Labour moderates: Why we will stay away from the shadow cabinet
Chris Bryant and Caroline Flint spoke at a Progress event on how to 're-energise' progressive politics.
In his speech to the Labour conference, veteran Labour MP Paul Flynn lamented that "we’ve got some of our best people sitting on the subs bench".
Urging them to return to the field of play, he added: "It took courage for many of them to resign, it’s going to take greater courage for many of them to come back and we must make it possible for them to return with dignity and respect.”
Corbyn and his team are now said to be holding “interviews” with potential recruits to the shadow cabinet. A spokesman from the leader's office told journalists last night that a "not insignificant number" of MPs will return to the shadow cabinet next week.

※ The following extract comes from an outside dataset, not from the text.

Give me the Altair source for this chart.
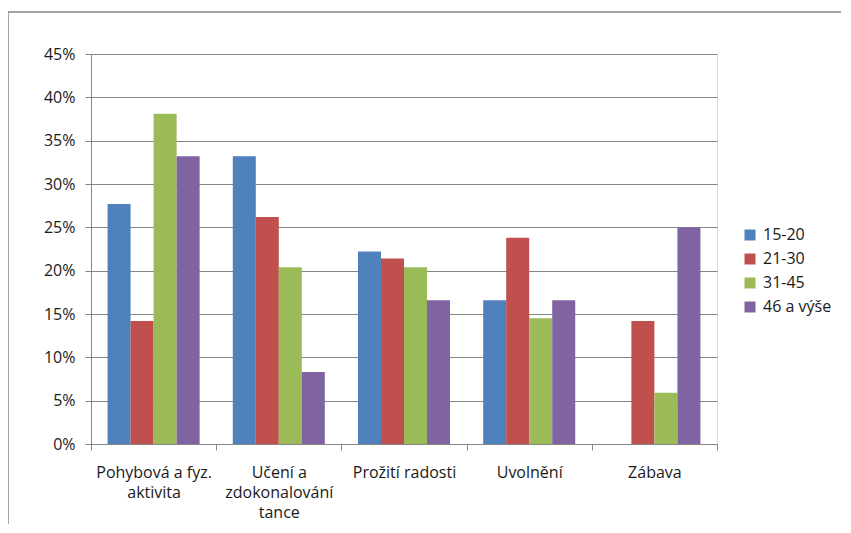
import json
import altair as alt
import pandas as pd

categories = ["Pohybová a fyz. aktivita", "Učení a zdokonalování tance",
              "Prožití radosti", "Uvolnění", "Zábava"]
label_lines = [["Pohybová a fyz.", "aktivita"],
               ["Učení a", "zdokonalování", "tance"],
               ["Prožití radosti"], ["Uvolnění"], ["Zábava"]]
groups = ["15-20", "21-30", "31-45", "46 a výše"]
v_15_20 = [0.277, 0.332, 0.222, 0.166, 0.0]
v_21_30 = [0.142, 0.262, 0.214, 0.238, 0.142]
v_31_45 = [0.381, 0.204, 0.204, 0.145, 0.059]
v_46 = [0.332, 0.083, 0.166, 0.166, 0.250]
colors = ["#4F81BD", "#C0504D", "#9BBB59", "#8064A2"]
y_ticks = [0, 0.05, 0.10, 0.15, 0.20, 0.25, 0.30, 0.35, 0.40, 0.45]

rows = []
for g, vals in zip(groups, [v_15_20, v_21_30, v_31_45, v_46]):
    for c, v in zip(categories, vals):
        rows.append({"category": c, "group": g, "value": v})
df = pd.DataFrame(rows)

expr = "datum.value"
for c, lines in reversed(list(zip(categories, label_lines))):
    expr = f"datum.value == {json.dumps(c)} ? {json.dumps(lines, ensure_ascii=False)} : ({expr})"

FONT = "Open Sans"
GRAY = "#868686"

bars = alt.Chart(df).mark_bar().encode(
    x=alt.X("category:N", sort=categories,
            scale=alt.Scale(paddingInner=0, paddingOuter=0),
            axis=alt.Axis(title=None, labelAngle=0, tickBand="extent",
                          labelExpr=expr, labelFont=FONT, labelFontSize=16,
                          labelLineHeight=20, labelColor="#1a1a1a",
                          labelPadding=14, tickSize=6, tickColor=GRAY,
                          domainColor=GRAY, grid=False, labelBaseline="top")),
    xOffset=alt.XOffset("group:N", sort=groups,
                        scale=alt.Scale(paddingInner=0, paddingOuter=0.72)),
    y=alt.Y("value:Q", scale=alt.Scale(domain=[0, 0.45], nice=False),
            axis=alt.Axis(title=None, format="%", values=y_ticks,
                          labelFont=FONT, labelFontSize=16, labelColor="#1a1a1a",
                          labelPadding=10, tickSize=6, tickColor=GRAY,
                          domainColor=GRAY, gridColor=GRAY, grid=True)),
    color=alt.Color("group:N", sort=groups,
                    scale=alt.Scale(domain=groups, range=colors),
                    legend=alt.Legend(title=None, orient="none", legendX=651,
                                      legendY=173, symbolType="square",
                                      symbolSize=121, symbolStrokeWidth=0,
                                      labelFont=FONT, labelFontSize=16,
                                      labelColor="#1a1a1a", rowPadding=8,
                                      labelOffset=5)),
)

frame = alt.Chart(alt.Data(values=[{}])).mark_rect(
    fill="transparent", stroke=GRAY, strokeWidth=1.5
).encode(x=alt.value(-83), x2=alt.value(900), y=alt.value(-42), y2=alt.value(700))

chart = alt.layer(frame, bars).properties(
    width=626, height=390,
    padding={"left": 83, "top": 46, "right": 124, "bottom": 80},
    autosize=alt.AutoSizeParams(type="none"),
).configure_view(stroke=None).configure(font=FONT)

chart.save("out.html", embed_options={"renderer": "svg", "actions": False})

Jonathan Reynolds is expected to return as Brexit minister in the shadow Treasury team. Other returnees are yet to be named, but among those tipped for a possible comeback are John Healey, Keir Starmer, Lucy Powell and Lord Falconer.
Two experienced moderate MPs who will be staying on the subs bench are Chris Bryant and Caroline Flint.
Having spent five years in Ed Miliband’s shadow cabinet, Flint opted not to join Corbyn’s top team last year – and the MP for Don Valley made it clear that she would not be changing her mind now.
She told a Progress fringe event at the Labour conference: “I feel I am using my talents, I haven’t shirked my responsibilities in the last year. I served on the public accounts committee, working across the House, showing that in opposition we can actually change the law. And I chair the backbench committee on energy and climate change too. So I am playing my part.”
“I’m very active in my constituency party and I contribute where I can. I haven’t taken the view that if I’m not in the shadow cabinet then a backbench role is not somehow beneath me.”
Bryant resigned as shadow leader of the House of Commons in June. He told the Progress event: “I don’t want to go back into the shadow cabinet for a very simple reason which is that I want to be able to fight with freedom on the issue of our membership of the European Union.”
When that didn't quite convince one delegate, the MP for Rhondda then provided another reason for his decision: “I don’t think Jeremy would have me, frankly.”